Sherri is the founding Director of the Land Peace Foundation, an Indigenous educational organization with three core program areas – Preserving the Indigenous way of life, the cultivation of competent cultural leadership, and the advancement of ecological equity and justice. The Land Peace Foundation has provided training for the 5 largest environmental NGO’s on the planet, helping them develop better policies and procedures for engaging with Indigenous Peoples living on the front lines of climate change. They also curated an eight-part series with the Global Council on Science and the Environment that provided training for thousands of scientists and scientific scholars from more than 40 countries, highlighting Indigenous scholarship and traditional knowledge. Sherri was also a key member of the development team for the ACE Mandate of the U.N. Framework Convention on Climate Change (UNFCCC), under Article 6 of the UNFCCC and Article 12 of the Paris Agreement. This framework was adopted by the Biden Administration and is currently being used to provide education, engagement, training, and workforce development for climate action in the United States. 

Sherri serves as a Trustee for the American Indian Institute and has been a part of their youth and elders circle for more than thirty years, she sits on both the Global Indigenous Advisory Council and the North American Advisory Council for Nia Tero’s Indigenous Land Guardianship Program, and is a board member for the Post Carbon Institute.

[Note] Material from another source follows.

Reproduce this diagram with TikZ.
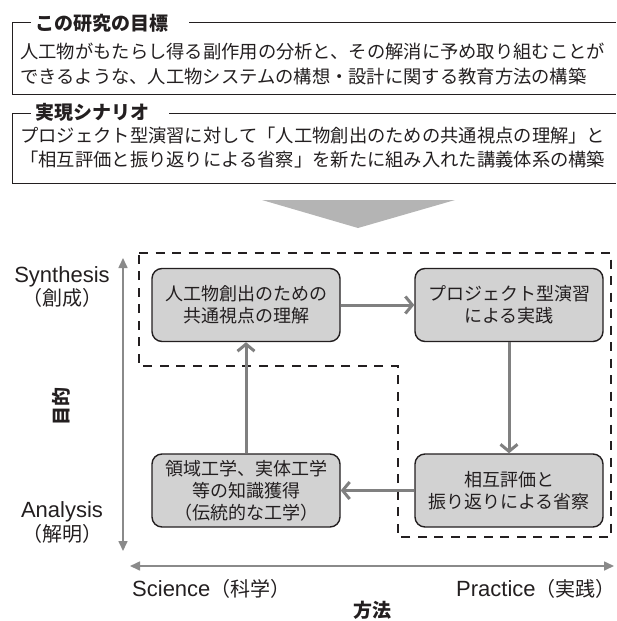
\documentclass[tikz,border=0pt]{standalone}
\usepackage{fontspec}
\setmainfont{Liberation Sans}
\newfontfamily\jp{Noto Sans CJK JP}
\usetikzlibrary{arrows.meta}
\definecolor{ink}{HTML}{231F20}
\definecolor{boxfill}{HTML}{D2D2D2}
\definecolor{arrgray}{HTML}{808080}
\definecolor{axgray}{HTML}{8A8A8A}
\definecolor{chevgray}{HTML}{B4B4B4}
\tikzset{
  procbox/.style={draw=ink, line width=1.4pt, fill=boxfill, rounded corners=10pt,
    minimum width=188pt, minimum height=73pt, align=center, text=ink,
    font=\jp\fontsize{18}{22}\selectfont, inner sep=0pt},
  conn/.style={draw=arrgray, line width=3pt, -{Straight Barb[length=7pt,width=17pt]}},
  axis/.style={draw=axgray, line width=1.6pt, {Triangle[length=10pt,width=9pt]}-{Triangle[length=10pt,width=9pt]}},
  frameline/.style={draw=ink, line width=0.9pt},
  dashframe/.style={draw=ink, line width=1.3pt, dash pattern=on 9pt off 7.5pt},
  bodytext/.style={anchor=west, inner sep=0pt, text=ink, font=\jp\fontsize{18.3}{22}\selectfont},
  titletext/.style={anchor=west, inner sep=0pt, text=ink, font=\jp\bfseries\fontsize{19}{22}\selectfont},
  latlabel/.style={inner sep=0pt, text=ink, font=\fontsize{22}{24}\selectfont},
  jplabel/.style={inner sep=0pt, text=ink, font=\jp\fontsize{20}{22}\selectfont},
  axtitle/.style={inner sep=0pt, text=ink, font=\jp\bfseries\fontsize{19}{22}\selectfont}
}
\begin{document}
\begin{tikzpicture}[x=1pt,y=-1pt]
\useasboundingbox (0,0) rectangle (616,621);

% --- top frame 1
\draw[frameline] (31,22) -- (12,22) -- (12,94) -- (616,94);
\draw[frameline] (189,22) -- (616,22);
\node[titletext] (t1) at (35,23) {この研究の目標};
\node[bodytext] (l1) at (20,52) {人工物がもたらし得る副作用の分析と、その解消に予め取り組むことが};
\node[bodytext] (l2) at (20,77) {できるような、人工物システムの構想・設計に関する教育方法の構築};

% --- top frame 2
\draw[frameline] (31,113) -- (12,113) -- (12,183) -- (616,183);
\draw[frameline] (169,113) -- (616,113);
\node[titletext] (t2) at (35,112) {実現シナリオ};
\node[bodytext] (l3) at (20,136) {プロジェクト型演習に対して「人工物創出のための共通視点の理解」と};
\node[bodytext] (l4) at (20,160) {「相互評価と振り返りによる省察」を新たに組み入れた講義体系の構築};

% --- chevron
\fill[chevgray] (262,200) -- (455,200) -- (358,228) -- cycle;

% --- dashed frame
\draw[dashframe] (139,253) -- (611,253) -- (611,537) -- (398,537) -- (398,366) -- (139,366) -- cycle;

% --- boxes
\node[procbox] (b1) at (246,305) {人工物創出のための\\共通視点の理解};
\node[procbox] (b2) at (509,305) {プロジェクト型演習\\による実践};
\node[procbox] (b3) at (246,490.5) {領域工学、実体工学\\等の知識獲得\\（伝統的な工学）};
\node[procbox] (b4) at (509,490.5) {相互評価と\\振り返りによる省察};

\draw[conn] (b1.east) -- (b2.west);
\draw[conn] (b2.south) -- (b4.north);
\draw[conn] (b4.west) -- (b3.east);
\draw[conn] (b3.north) -- (b1.south);

% --- axes
\coordinate (vt) at (123,258);
\coordinate (vb) at (123,551);
\coordinate (hl) at (130,566);
\coordinate (hr) at (614,566);
\draw[axis] (vb) -- (vt);
\draw[axis] (hl) -- (hr);

% --- axis labels
\node[latlabel] (syn) at (62,277) {Synthesis};
\node[jplabel] (synj) at (62,298) {（創成）};
\node[latlabel] (ana) at (62,512) {Analysis};
\node[jplabel] (anaj) at (62,534) {（解明）};
\node[axtitle, rotate=90] (purpose) at (61,406) {目的};
\node[latlabel, anchor=west] (sci) at (132,589) {Science{\jp\fontsize{20}{22}\selectfont （科学）}};
\node[latlabel, anchor=west] (prac) at (456,589) {Practice{\jp\fontsize{20}{22}\selectfont （実践）}};
\node[axtitle] (method) at (372,610.5) {方法};
\end{tikzpicture}
\end{document}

She is also the recipient of several human rights awards, including the Mahoney Dunn International Human Rights and Humanitarian Award and the University of Maine Alumni International Human Rights Award, and her portrait is featured in the esteemed portrait series - American’s Who Tell the Truth. Sherri is the convener of the global healing ceremony, Healing the Wounds of Turtle Island, a gathering that has brought more than fifty-thousand people together from six continents, with elders from 40 Indigenous nations, to focus on healing our relationships with one another and with our relatives the natural world. She teaches across the globe on issues of Indigenous rights, Earth rights, and transformational socio-spiritual change.